◆ **WHAT IS EXPECTED**
Type out the complete listing below word for word, without its pictures.

◆ **SUPPLIED MATERIAL**
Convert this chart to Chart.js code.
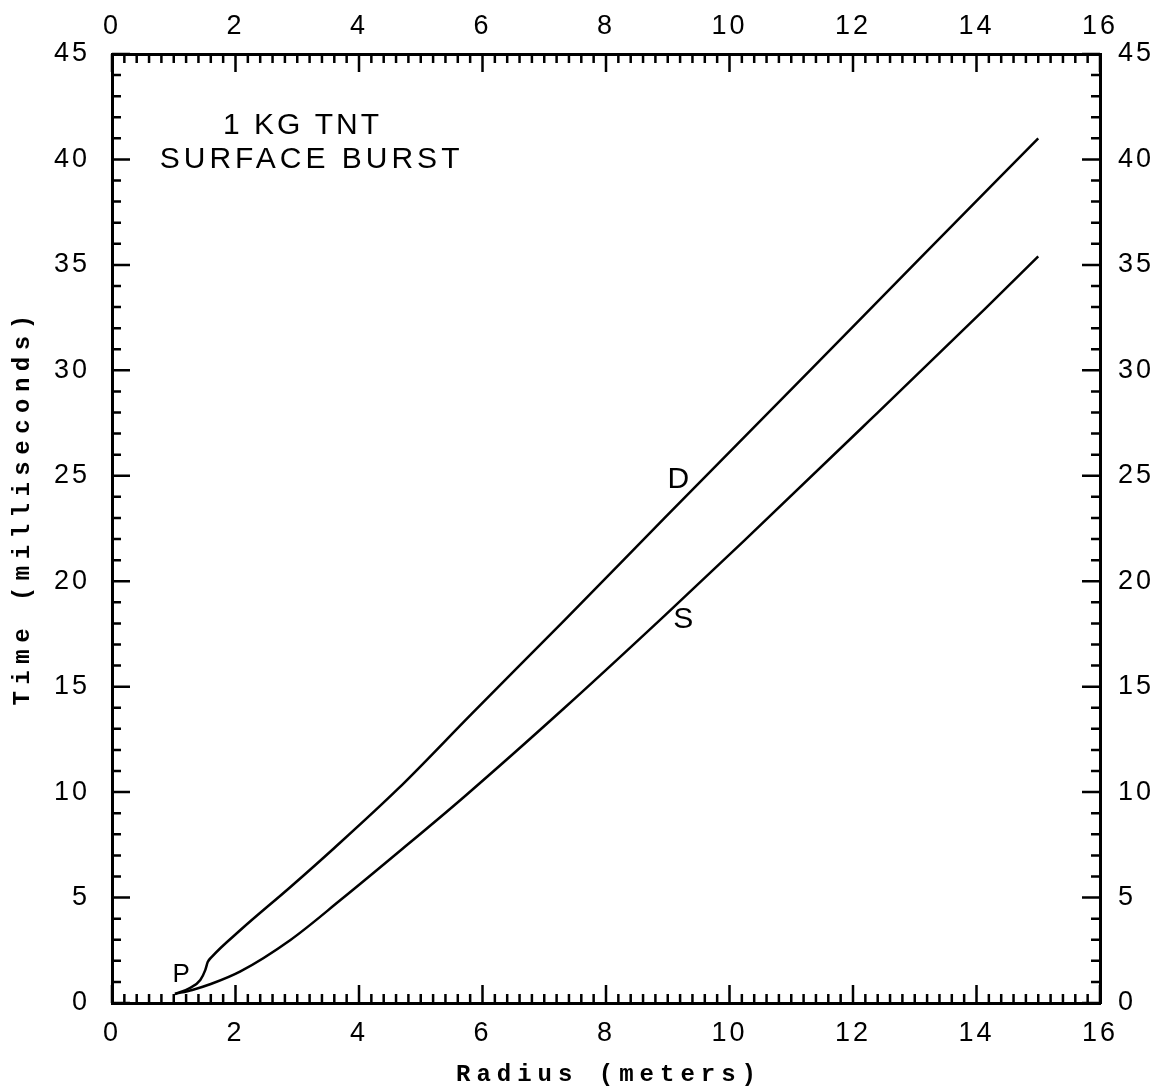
<!DOCTYPE html>
<html><head><meta charset="utf-8">
<script src="https://cdn.jsdelivr.net/npm/chart.js@4/dist/chart.umd.min.js"></script>
<style>html,body{margin:0;padding:0;background:#fff}#wrap{width:1152px;height:1089px}</style>
</head><body><div id="wrap"><canvas id="c" width="1152" height="1089"></canvas></div>
<script>
// Upper curve: P (precursor) segment joining D curve
const radiusD = [1.02, 1.26, 1.43, 1.51, 1.55, 1.62, 2.08, 2.89, 3.6, 4.63, 5.82, 7.33, 8.95, 11.34, 13.08, 15.0];
const timeD   = [0.43, 0.71, 1.09, 1.56, 1.94, 2.2, 3.46, 5.5, 7.35, 10.15, 13.7, 18.16, 23.0, 30.1, 35.3, 41.0];
// Lower curve: S
const radiusS = [1.02, 1.3, 1.6, 2.08, 2.89, 3.7, 4.7, 5.7, 7.33, 8.95, 10.23, 12.26, 14.15, 15.0];
const timeS   = [0.43, 0.62, 0.9, 1.5, 2.99, 4.88, 7.3, 9.77, 14.0, 18.37, 21.9, 27.6, 32.95, 35.4];

const xTickLabels = [0, 2, 4, 6, 8, 10, 12, 14, 16];
const yTickLabels = [0, 5, 10, 15, 20, 25, 30, 35, 40, 45];

const xTitle = 'Radius (meters)';
const yTitle = 'Time (milliseconds)';

const notes = [
  {text: '1 KG TNT', x: 3.06, y: 41.6, size: 30, sp: 3},
  {text: 'SURFACE BURST', x: 3.2, y: 40.0, size: 30, sp: 4},
  {text: 'D', x: 9.17, y: 24.8, size: 30, sp: 0},
  {text: 'S', x: 9.25, y: 18.16, size: 30, sp: 0},
  {text: 'P', x: 1.12, y: 1.33, size: 26, sp: 0}
];

const toPts = (xs, ys) => xs.map((v, i) => ({x: v, y: ys[i]}));

const tickFont = {family: 'Liberation Sans', size: 27};

function xScale(pos, h, pad) {
  return {
    type: 'linear', position: pos, min: 0, max: 16,
    grid: {display: false, drawTicks: false},
    border: {display: true, color: '#000', width: 3},
    ticks: {color: '#000', font: tickFont, padding: pad, maxRotation: 0, minRotation: 0, autoSkip: false},
    afterBuildTicks: s => { s.ticks = xTickLabels.map(v => ({value: v})); },
    afterFit: s => { s.height = h; }
  };
}
function yScale(pos, w, pad) {
  return {
    type: 'linear', position: pos, min: 0, max: 45,
    grid: {display: false, drawTicks: false},
    border: {display: true, color: '#000', width: 3},
    ticks: {color: '#000', font: tickFont, padding: pad, autoSkip: false},
    afterBuildTicks: s => { s.ticks = yTickLabels.map(v => ({value: v})); },
    afterFit: s => { s.width = w; }
  };
}

const framePlugin = {
  id: 'frame',
  beforeDraw(chart) { chart.ctx.letterSpacing = '3px'; },
  afterDraw(chart) {
    const {ctx, chartArea: a, scales: {x, y}} = chart;
    ctx.save();
    ctx.strokeStyle = '#000';
    ctx.lineWidth = 2.5;
    ctx.beginPath();
    for (let i = 0; i <= 80; i++) {
      const px = x.getPixelForValue(i * 0.2);
      const L = (i % 10 === 0) ? 18 : 9;
      ctx.moveTo(px, a.bottom); ctx.lineTo(px, a.bottom - L);
      ctx.moveTo(px, a.top); ctx.lineTo(px, a.top + L);
    }
    for (let j = 0; j <= 45; j++) {
      const py = y.getPixelForValue(j);
      const L = (j % 5 === 0) ? 18 : 9;
      ctx.moveTo(a.left, py); ctx.lineTo(a.left + L, py);
      ctx.moveTo(a.right, py); ctx.lineTo(a.right - L, py);
    }
    ctx.stroke();

    ctx.fillStyle = '#000';
    ctx.textAlign = 'center';
    ctx.textBaseline = 'middle';
    for (const n of notes) {
      ctx.letterSpacing = n.sp + 'px';
      ctx.font = n.size + 'px "Liberation Sans"';
      ctx.fillText(n.text, x.getPixelForValue(n.x) + n.sp / 2, y.getPixelForValue(n.y));
    }

    ctx.letterSpacing = '6px';
    ctx.font = 'bold 24px "Liberation Mono"';
    ctx.fillText(xTitle, (a.left + a.right) / 2 + 3, 1075);
    ctx.save();
    ctx.translate(23, 510);
    ctx.rotate(-Math.PI / 2);
    ctx.letterSpacing = '6.5px';
    ctx.fillText(yTitle, 3, 0);
    ctx.restore();
    ctx.restore();
  }
};

new Chart(document.getElementById('c'), {
  type: 'line',
  data: {
    datasets: [
      {label: 'D', data: toPts(radiusD, timeD), xAxisID: 'x', yAxisID: 'y',
       borderColor: '#000', borderWidth: 2.5, pointRadius: 0, fill: false, cubicInterpolationMode: 'monotone'},
      {label: 'S', data: toPts(radiusS, timeS), xAxisID: 'x', yAxisID: 'y',
       borderColor: '#000', borderWidth: 2.5, pointRadius: 0, fill: false, cubicInterpolationMode: 'monotone'}
    ]
  },
  options: {
    responsive: false, animation: false, devicePixelRatio: 1,
    layout: {padding: 0},
    plugins: {legend: {display: false}, tooltip: {enabled: false}, title: {display: false}},
    scales: {
      x: xScale('bottom', 86, 14),
      x2: xScale('top', 54, 11),
      y: yScale('left', 112, 22),
      y2: yScale('right', 52, 18)
    }
  },
  plugins: [framePlugin]
});
</script>
</body></html>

◆ **REPLY**
Convert this chart to Chart.js code.
<!DOCTYPE html>
<html><head><meta charset="utf-8">
<script src="https://cdn.jsdelivr.net/npm/chart.js@4/dist/chart.umd.min.js"></script>
<style>html,body{margin:0;padding:0;background:#fff}#wrap{width:1152px;height:1089px}</style>
</head><body><div id="wrap"><canvas id="c" width="1152" height="1089"></canvas></div>
<script>
// Upper curve: P (precursor) segment joining D curve
const radiusD = [1.02, 1.26, 1.43, 1.51, 1.55, 1.62, 2.08, 2.89, 3.6, 4.63, 5.82, 7.33, 8.95, 11.34, 13.08, 15.0];
const timeD   = [0.43, 0.71, 1.09, 1.56, 1.94, 2.2, 3.46, 5.5, 7.35, 10.15, 13.7, 18.16, 23.0, 30.1, 35.3, 41.0];
// Lower curve: S
const radiusS = [1.02, 1.3, 1.6, 2.08, 2.89, 3.7, 4.7, 5.7, 7.33, 8.95, 10.23, 12.26, 14.15, 15.0];
const timeS   = [0.43, 0.62, 0.9, 1.5, 2.99, 4.88, 7.3, 9.77, 14.0, 18.37, 21.9, 27.6, 32.95, 35.4];

const xTickLabels = [0, 2, 4, 6, 8, 10, 12, 14, 16];
const yTickLabels = [0, 5, 10, 15, 20, 25, 30, 35, 40, 45];

const xTitle = 'Radius (meters)';
const yTitle = 'Time (milliseconds)';

const notes = [
  {text: '1 KG TNT', x: 3.06, y: 41.6, size: 30, sp: 3},
  {text: 'SURFACE BURST', x: 3.2, y: 40.0, size: 30, sp: 4},
  {text: 'D', x: 9.17, y: 24.8, size: 30, sp: 0},
  {text: 'S', x: 9.25, y: 18.16, size: 30, sp: 0},
  {text: 'P', x: 1.12, y: 1.33, size: 26, sp: 0}
];

const toPts = (xs, ys) => xs.map((v, i) => ({x: v, y: ys[i]}));

const tickFont = {family: 'Liberation Sans', size: 27};

function xScale(pos, h, pad) {
  return {
    type: 'linear', position: pos, min: 0, max: 16,
    grid: {display: false, drawTicks: false},
    border: {display: true, color: '#000', width: 3},
    ticks: {color: '#000', font: tickFont, padding: pad, maxRotation: 0, minRotation: 0, autoSkip: false},
    afterBuildTicks: s => { s.ticks = xTickLabels.map(v => ({value: v})); },
    afterFit: s => { s.height = h; }
  };
}
function yScale(pos, w, pad) {
  return {
    type: 'linear', position: pos, min: 0, max: 45,
    grid: {display: false, drawTicks: false},
    border: {display: true, color: '#000', width: 3},
    ticks: {color: '#000', font: tickFont, padding: pad, autoSkip: false},
    afterBuildTicks: s => { s.ticks = yTickLabels.map(v => ({value: v})); },
    afterFit: s => { s.width = w; }
  };
}

const framePlugin = {
  id: 'frame',
  beforeDraw(chart) { chart.ctx.letterSpacing = '3px'; },
  afterDraw(chart) {
    const {ctx, chartArea: a, scales: {x, y}} = chart;
    ctx.save();
    ctx.strokeStyle = '#000';
    ctx.lineWidth = 2.5;
    ctx.beginPath();
    for (let i = 0; i <= 80; i++) {
      const px = x.getPixelForValue(i * 0.2);
      const L = (i % 10 === 0) ? 18 : 9;
      ctx.moveTo(px, a.bottom); ctx.lineTo(px, a.bottom - L);
      ctx.moveTo(px, a.top); ctx.lineTo(px, a.top + L);
    }
    for (let j = 0; j <= 45; j++) {
      const py = y.getPixelForValue(j);
      const L = (j % 5 === 0) ? 18 : 9;
      ctx.moveTo(a.left, py); ctx.lineTo(a.left + L, py);
      ctx.moveTo(a.right, py); ctx.lineTo(a.right - L, py);
    }
    ctx.stroke();

    ctx.fillStyle = '#000';
    ctx.textAlign = 'center';
    ctx.textBaseline = 'middle';
    for (const n of notes) {
      ctx.letterSpacing = n.sp + 'px';
      ctx.font = n.size + 'px "Liberation Sans"';
      ctx.fillText(n.text, x.getPixelForValue(n.x) + n.sp / 2, y.getPixelForValue(n.y));
    }

    ctx.letterSpacing = '6px';
    ctx.font = 'bold 24px "Liberation Mono"';
    ctx.fillText(xTitle, (a.left + a.right) / 2 + 3, 1075);
    ctx.save();
    ctx.translate(23, 510);
    ctx.rotate(-Math.PI / 2);
    ctx.letterSpacing = '6.5px';
    ctx.fillText(yTitle, 3, 0);
    ctx.restore();
    ctx.restore();
  }
};

new Chart(document.getElementById('c'), {
  type: 'line',
  data: {
    datasets: [
      {label: 'D', data: toPts(radiusD, timeD), xAxisID: 'x', yAxisID: 'y',
       borderColor: '#000', borderWidth: 2.5, pointRadius: 0, fill: false, cubicInterpolationMode: 'monotone'},
      {label: 'S', data: toPts(radiusS, timeS), xAxisID: 'x', yAxisID: 'y',
       borderColor: '#000', borderWidth: 2.5, pointRadius: 0, fill: false, cubicInterpolationMode: 'monotone'}
    ]
  },
  options: {
    responsive: false, animation: false, devicePixelRatio: 1,
    layout: {padding: 0},
    plugins: {legend: {display: false}, tooltip: {enabled: false}, title: {display: false}},
    scales: {
      x: xScale('bottom', 86, 14),
      x2: xScale('top', 54, 11),
      y: yScale('left', 112, 22),
      y2: yScale('right', 52, 18)
    }
  },
  plugins: [framePlugin]
});
</script>
</body></html>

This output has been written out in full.